One more among the many reminders of our total loss of secularism and move towards a Hindu Right dominated society is the glorification and almost sanctification of Veer Savarkar who was proved to be the main brain behind Mahatma Gandhi’s assassination. He wrote five mercy appeals to the administrators and was released on condition that he would “cooperate” with the British which he did!

The letters are shown on screen. The one who betrayed his country is now being glorified as a patriotic hero with portraits installed in public spaces.

The Hindi name of the film is Vivek which means “conscience.” Whose conscience are we talking about anyway?

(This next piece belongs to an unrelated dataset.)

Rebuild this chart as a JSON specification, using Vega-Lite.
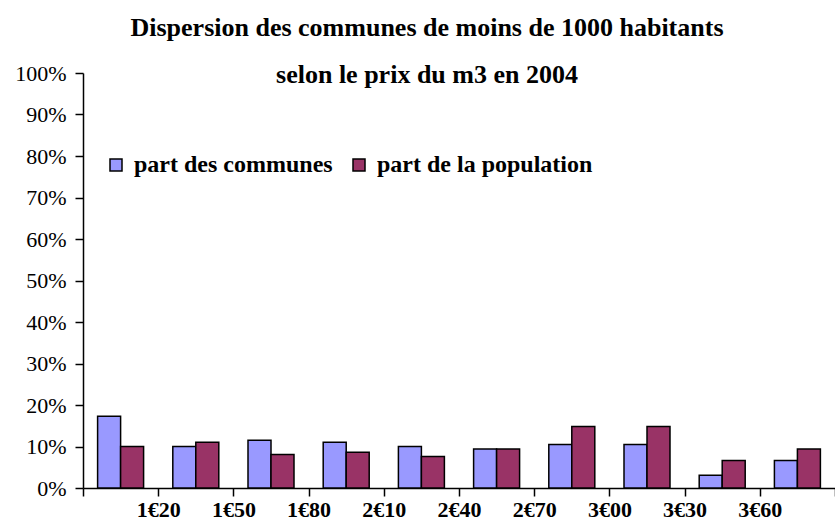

Is it ours, or is to trigger the conscience - if they still have one that is – of all the factions in society and politics that are actively claiming to establish a Hindu nation, though their understanding of what “Hindu” means could raise many questions!

The last word should rightly go to Mohammad Sartaj of the Indian Air Force, son of Mohammad Akhlaq, the Dadri ironsmith who was lynched by cow vigilantes on suspicion of possessing beef though they ate mutton and not beef, says: "There is no country like India. I'm lucky to be born here."